>> start EXCERPTED DATA

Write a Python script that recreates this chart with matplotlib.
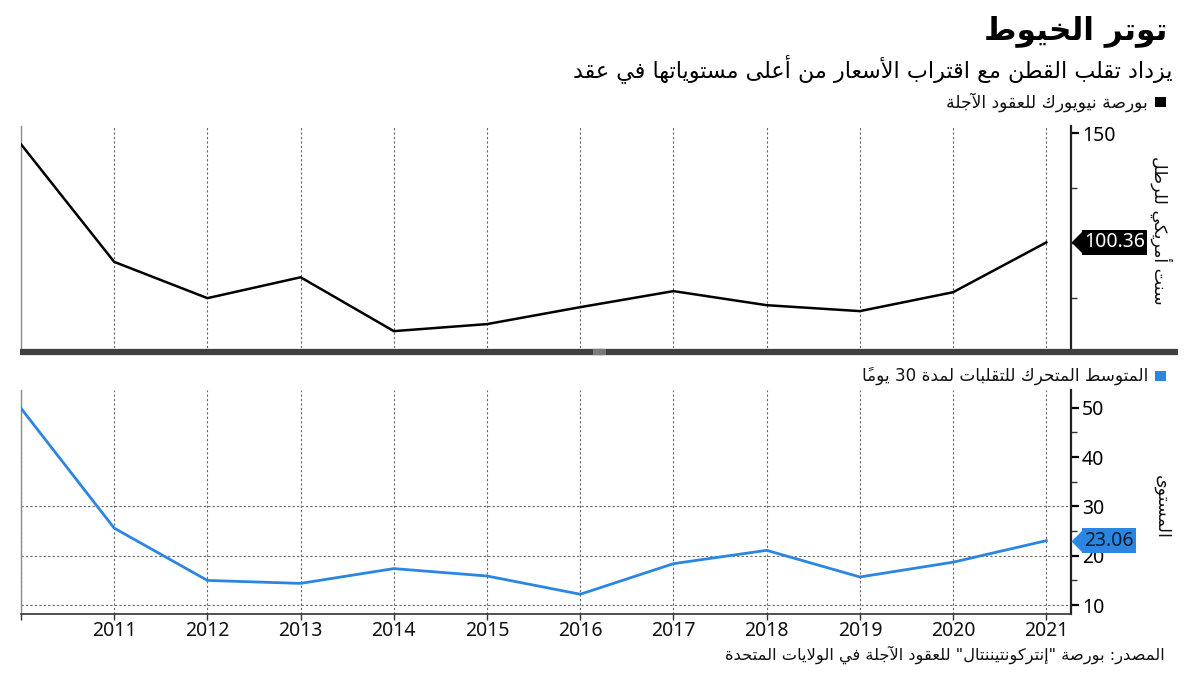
import matplotlib
matplotlib.use('Agg')
import matplotlib.pyplot as plt
from matplotlib.patches import Rectangle
from matplotlib.lines import Line2D

# ---------------- data ----------------
years = list(range(2010, 2022))
price = [145.0, 91.5, 75.0, 84.5, 60.0, 63.2, 70.9, 78.2, 71.8, 69.1, 77.7, 100.36]
volatility = [49.9, 25.6, 15.0, 14.4, 17.4, 15.9, 12.2, 18.4, 21.1, 15.7, 18.7, 23.06]
year_labels = ['', '2011', '2012', '2013', '2014', '2015', '2016', '2017', '2018', '2019', '2020', '2021']
price_ticks = [150]
price_minor = [75, 100, 125]
vol_ticks = [10, 20, 30, 40, 50]
vol_minor = [15, 25, 35, 45]
vol_grid = [10, 20, 30]

title_text = 'توتر الخيوط'
subtitle_text = 'يزداد تقلب القطن مع اقتراب الأسعار من أعلى مستوياتها في عقد'
legend_price = 'بورصة نيويورك للعقود الآجلة'
legend_vol = 'المتوسط المتحرك للتقلبات لمدة 30 يوماً'
ylabel_price = 'سنت أمريكي للرطل'
ylabel_vol = 'المستوى'
source_text = 'المصدر: بورصة "إنتركونتيننتال" للعقود الآجلة في الولايات المتحدة'

BLUE = '#2b86e2'

# ---------------- Arabic shaping (presentation forms + RTL order) ----------------
DUAL = {0x0626: 0xFE89, 0x0628: 0xFE8F, 0x062A: 0xFE95, 0x062B: 0xFE99, 0x062C: 0xFE9D,
        0x062D: 0xFEA1, 0x062E: 0xFEA5, 0x0633: 0xFEB1, 0x0634: 0xFEB5, 0x0635: 0xFEB9,
        0x0636: 0xFEBD, 0x0637: 0xFEC1, 0x0638: 0xFEC5, 0x0639: 0xFEC9, 0x063A: 0xFECD,
        0x0641: 0xFED1, 0x0642: 0xFED5, 0x0643: 0xFED9, 0x0644: 0xFEDD, 0x0645: 0xFEE1,
        0x0646: 0xFEE5, 0x0647: 0xFEE9, 0x064A: 0xFEF1}
RIGHT = {0x0622: 0xFE81, 0x0623: 0xFE83, 0x0624: 0xFE85, 0x0625: 0xFE87, 0x0627: 0xFE8D,
         0x0629: 0xFE93, 0x062F: 0xFEA9, 0x0630: 0xFEAB, 0x0631: 0xFEAD, 0x0632: 0xFEAF,
         0x0648: 0xFEED, 0x0649: 0xFEEF}
LAMALEF = {0x0622: 0xFEF5, 0x0623: 0xFEF7, 0x0625: 0xFEF9, 0x0627: 0xFEFB}


def _is_mark(c):
    return 0x064B <= ord(c) <= 0x0652


def _is_letter(c):
    return ord(c) in DUAL or ord(c) in RIGHT


def shape_ar(text):
    chars = list(text)
    n = len(chars)

    def prev_base(i):
        j = i - 1
        while j >= 0 and _is_mark(chars[j]):
            j -= 1
        return chars[j] if j >= 0 else None

    def next_base(i):
        j = i + 1
        while j < n and _is_mark(chars[j]):
            j += 1
        return (chars[j], j) if j < n else (None, j)

    clusters = []
    i = 0
    while i < n:
        c = chars[i]
        if _is_mark(c):
            if clusters:
                clusters[-1] = (clusters[-1][0] + c, clusters[-1][1])
            else:
                clusters.append((c, 'r'))
            i += 1
            continue
        if _is_letter(c):
            p = prev_base(i)
            jp = p is not None and ord(p) in DUAL
            nx, nj = next_base(i)
            if ord(c) == 0x0644 and nx is not None and ord(nx) in LAMALEF:
                g = chr(LAMALEF[ord(nx)] + (1 if jp else 0))
                marks = ''.join(ch for ch in chars[i + 1:nj] if _is_mark(ch))
                clusters.append((g + marks, 'r'))
                i = nj + 1
                continue
            jn = ord(c) in DUAL and nx is not None and _is_letter(nx)
            cp = ord(c)
            if cp in DUAL:
                g = DUAL[cp] + (3 if (jp and jn) else 1 if jp else 2 if jn else 0)
            else:
                g = RIGHT[cp] + (1 if jp else 0)
            clusters.append((chr(g), 'r'))
        elif c.isascii() and c.isalnum():
            clusters.append((c, 'l'))
        else:
            clusters.append((c, 'n'))
        i += 1

    groups = []
    for s, t in clusters:
        if t == 'l' and groups and groups[-1][1] == 'l':
            groups[-1][0] += s
        else:
            groups.append([s, t])
    return ''.join(g[0] for g in reversed(groups))


AR = ['DejaVu Sans']
NUM = ['Noto Sans', 'DejaVu Sans']
plt.rcParams['font.family'] = NUM

# ---------------- figure ----------------
fig = plt.figure(figsize=(12, 6.75), dpi=100)
fig.patch.set_facecolor('white')

ax1 = fig.add_axes([0.0175, 0.4785, 0.8750, 0.3348])
ax2 = fig.add_axes([0.0175, 0.0904, 0.8750, 0.3318])

xlim = (2010, 2021.265)

# --- top panel
ax1.plot(years, price, color='black', lw=1.8, solid_joinstyle='miter', zorder=3)
ax1.set_xlim(*xlim)
ax1.set_ylim(50.5, 153.3)
ax1.set_xticks(years[1:])
ax1.tick_params(axis='x', length=0, labelbottom=False)
ax1.grid(axis='x', color='#666666', lw=0.8, linestyle=(0, (2, 2)))
ax1.yaxis.tick_right()
ax1.set_yticks(price_ticks)
ax1.set_yticks(price_minor, minor=True)
ax1.tick_params(axis='y', which='major', direction='out', length=6, width=1.6,
                labelsize=14, pad=2, colors='black')
ax1.tick_params(axis='y', which='minor', direction='out', length=4, width=1.0, color='#333333')
for s in ['top', 'bottom']:
    ax1.spines[s].set_visible(False)
ax1.spines['left'].set_color('#8a8a8a')
ax1.spines['left'].set_linewidth(1.0)
ax1.spines['right'].set_color('#222222')
ax1.spines['right'].set_linewidth(1.6)

# thick separator under the top panel
ax1.add_line(Line2D([-0.001, 1.1018], [0, 0], transform=ax1.transAxes, lw=4.5,
                    color='#3f3f3f', clip_on=False, zorder=5, solid_capstyle='butt'))
ax1.add_line(Line2D([0.5452, 0.5576], [0, 0], transform=ax1.transAxes, lw=4.5,
                    color='#7a7a7a', clip_on=False, zorder=6, solid_capstyle='butt'))

# --- bottom panel
ax2.plot(years, volatility, color=BLUE, lw=2.0, zorder=3)
ax2.set_xlim(*xlim)
ax2.set_ylim(8.2, 53.6)
ax2.set_xticks(years)
ax2.set_xticklabels(year_labels)
ax2.tick_params(axis='x', direction='out', length=4, width=1.0, color='#333333',
                labelsize=14, pad=1, labelcolor='#111111')
ax2.grid(axis='x', color='#666666', lw=0.8, linestyle=(0, (2, 2)))
for v in vol_grid:
    ax2.axhline(v, color='#666666', lw=0.8, linestyle=(0, (2, 2)), zorder=1)
ax2.yaxis.tick_right()
ax2.set_yticks(vol_ticks)
ax2.set_yticks(vol_minor, minor=True)
ax2.tick_params(axis='y', which='major', direction='out', length=6, width=1.6,
                labelsize=14, pad=2, colors='black')
ax2.tick_params(axis='y', which='minor', direction='out', length=4, width=1.0, color='#333333')
ax2.spines['top'].set_visible(False)
ax2.spines['left'].set_color('#8a8a8a')
ax2.spines['left'].set_linewidth(1.0)
ax2.spines['bottom'].set_color('#333333')
ax2.spines['bottom'].set_linewidth(1.2)
ax2.spines['right'].set_color('#222222')
ax2.spines['right'].set_linewidth(1.6)

# --- last value tags
arrow_marker = [(0, 0), (1, 1), (1, -1), (0, 0)]
for ax, vals, fc, tc in [(ax1, price, 'black', 'white'), (ax2, volatility, BLUE, '#0d1b2a')]:
    tr = ax.get_yaxis_transform()
    ax.plot([1], [vals[-1]], marker=arrow_marker, ms=16, color=fc, mec='none',
            transform=tr, clip_on=False, zorder=6)
    ax.annotate(f'{vals[-1]:.2f}', xy=(1, vals[-1]), xycoords=tr, xytext=(9.5, 0),
                textcoords='offset points', ha='left', va='center', color=tc, fontsize=14,
                bbox=dict(boxstyle='square,pad=0.12', fc=fc, ec='none'),
                annotation_clip=False, zorder=7)

# --- axis titles (right side, vertical)
fig.text(0.968, 0.659, shape_ar(ylabel_price), rotation=270, ha='center', va='center',
         fontsize=12.5, family=AR, color='#111111')
fig.text(0.968, 0.249, shape_ar(ylabel_vol), rotation=270, ha='center', va='center',
         fontsize=12.5, family=AR, color='#111111')

# --- titles
fig.text(0.973, 0.954, shape_ar(title_text), ha='right', va='center', fontsize=22.5,
         fontweight='bold', family=AR, color='black')
fig.text(0.977, 0.898, shape_ar(subtitle_text), ha='right', va='center', fontsize=16,
         family=AR, color='black')

# --- legends
fig.patches.append(Rectangle((1155 / 1200, 1 - 107 / 675), 11 / 1200, 10 / 675,
                             transform=fig.transFigure, fc='black', ec='none'))
fig.text(1148 / 1200, 1 - 102 / 675, shape_ar(legend_price), ha='right', va='center',
         fontsize=12.3, family=AR, color='#111111')
fig.patches.append(Rectangle((1155 / 1200, 1 - 381 / 675), 11 / 1200, 10 / 675,
                             transform=fig.transFigure, fc=BLUE, ec='none'))
fig.text(1148 / 1200, 1 - 376 / 675, shape_ar(legend_vol), ha='right', va='center',
         fontsize=12.1, family=AR, color='#111111')

# --- source
fig.text(1165 / 1200, 1 - 655 / 675, shape_ar(source_text), ha='right', va='center',
         fontsize=11.7, family=AR, color='#111111')

fig.savefig('out.png', dpi=100, facecolor='white')
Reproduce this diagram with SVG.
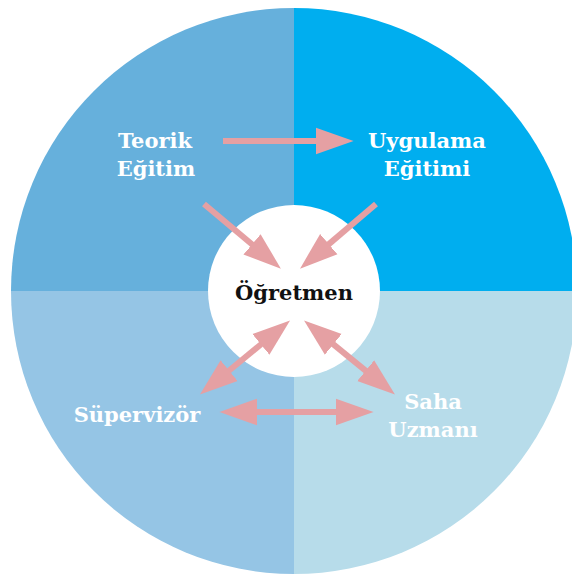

>> end EXCERPTED DATA

- WHAT TO DO -
Lines containing the word "with" must all be returned from the material above.

- RESPONSE TO THIS TASK -
Write a Python script that recreates this chart with matplotlib.
Reproduce this diagram with SVG.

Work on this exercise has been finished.